Abstract

New Labour governments presided over a major political rupture with the Co-operative Movement, which is not described elsewhere. Labour discarded democratic, co-operative and mutual structures in favour of individually controlled social enterprises which could be used for flexible, low-cost public service delivery. Interviews with key players show these tensions laid bare in ways which other commentators have missed. In a major political difference between the Labour and Co-operative Movements through a shift to looser definitions for the third sector, New Labour’s policy change was as significant as its abandonment of its 1918 Clause IV of the Party’s Constitution in 1995. New Labour sought to transpose 1970s and 1980s social enterprises and local community organisations within a strategy to reduce public expenditure.
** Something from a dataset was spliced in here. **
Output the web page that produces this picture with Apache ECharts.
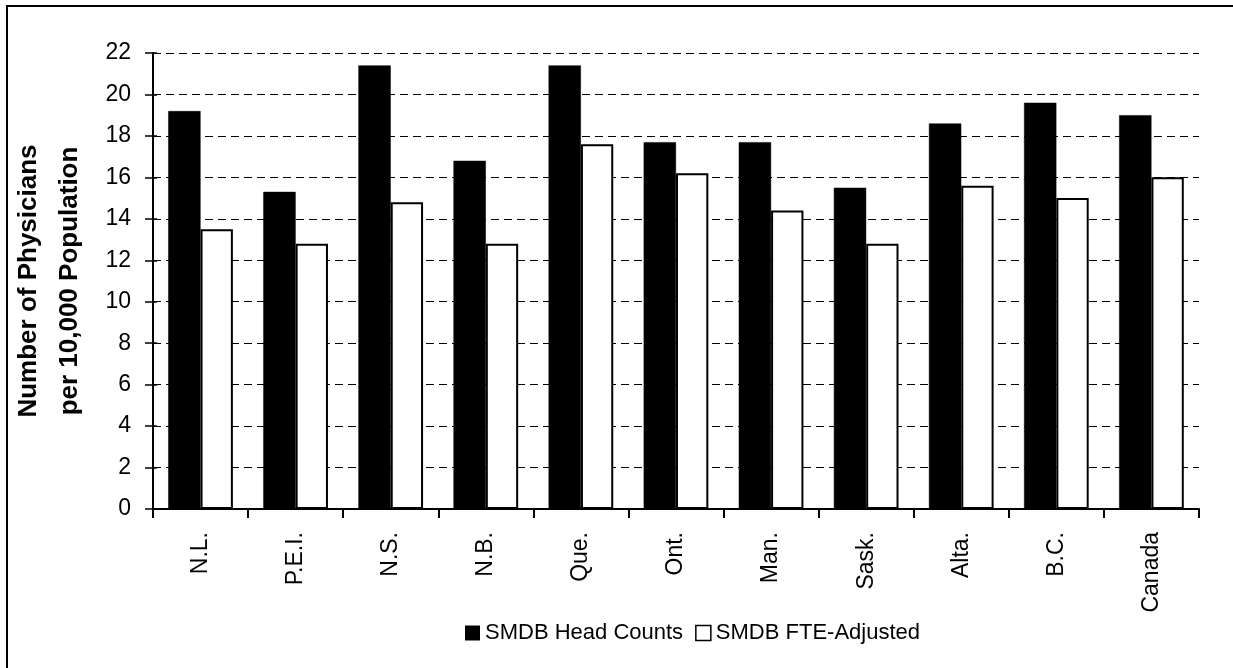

Because the democratic accountability of earlier co-operative, mutual and community structures would have limited their acceptance of repositioning and changed roles, New Labour encouraged new legal structures with reduced accountability. Other contributions have underestimated the significance of this shift away from common ownership structures promoted by the Industrial Common Ownership Movement (ICOM) as the genuine antecedents of today’s social enterprises. The inauguration of Social Enterprise London, the Social Enterprise Coalition, the DTI Social Enterprise Unit and legislation and proposals between 1998 and 2002 formed a basis for UK social enterprise policy for the next twenty years.